Appendix A: Commands Reference
| Command | Purpose |
| pgroll init | Initialize pgroll metadata |
| pgroll start <migration.yaml> | Begin migration (expand phase) |
| pgroll complete | Finalize migration (contract phase) |
| pgroll rollback | Revert last migration |
| \dn | List schemas (check versioned schemas) |
| \d+ <schema>.<table> | Inspect the view definition |
Appendix B: Sample Migration Flow
# Initialize pgroll for the first time
pgroll init
# First migration (complete immediately as no old clients exist)
pgroll start 01_create_users_table.yaml --complete
# Second migration (a two-phase migration)
pgroll start 02_user_description_set_nullable.yaml
# … At this point, new applications can start using the new schema.

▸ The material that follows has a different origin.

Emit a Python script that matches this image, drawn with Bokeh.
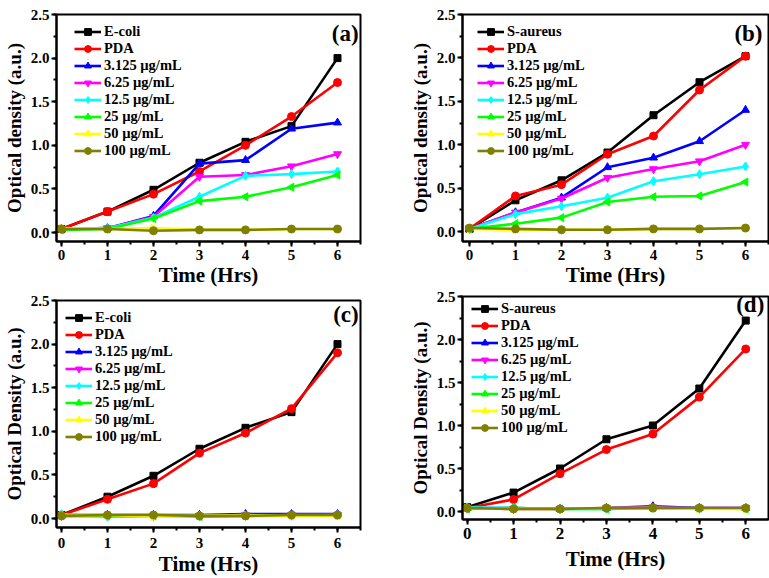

# … Old applications continue to use the old schema.
# … We would monitor traffic and application health here.
pgroll complete # Once all applications are updated and stable, finalize the migration.
# Third migration (demonstrating a rollback scenario)
pgroll start s03_add_is_active_column.yaml
# … Oh no, a bug or typo detected!
pgroll rollback # Instantly revert to the previous stable state.
Tool Version: pgroll v0.5.0
PostgreSQL: 16
Recommendation: Based on the successful outcomes of this PoC, we confidently recommend that the client can proceed with further testing in a staging environment. pgroll has proven itself a strong candidate for enabling genuine zero-downtime migrations in its production PostgreSQL environments.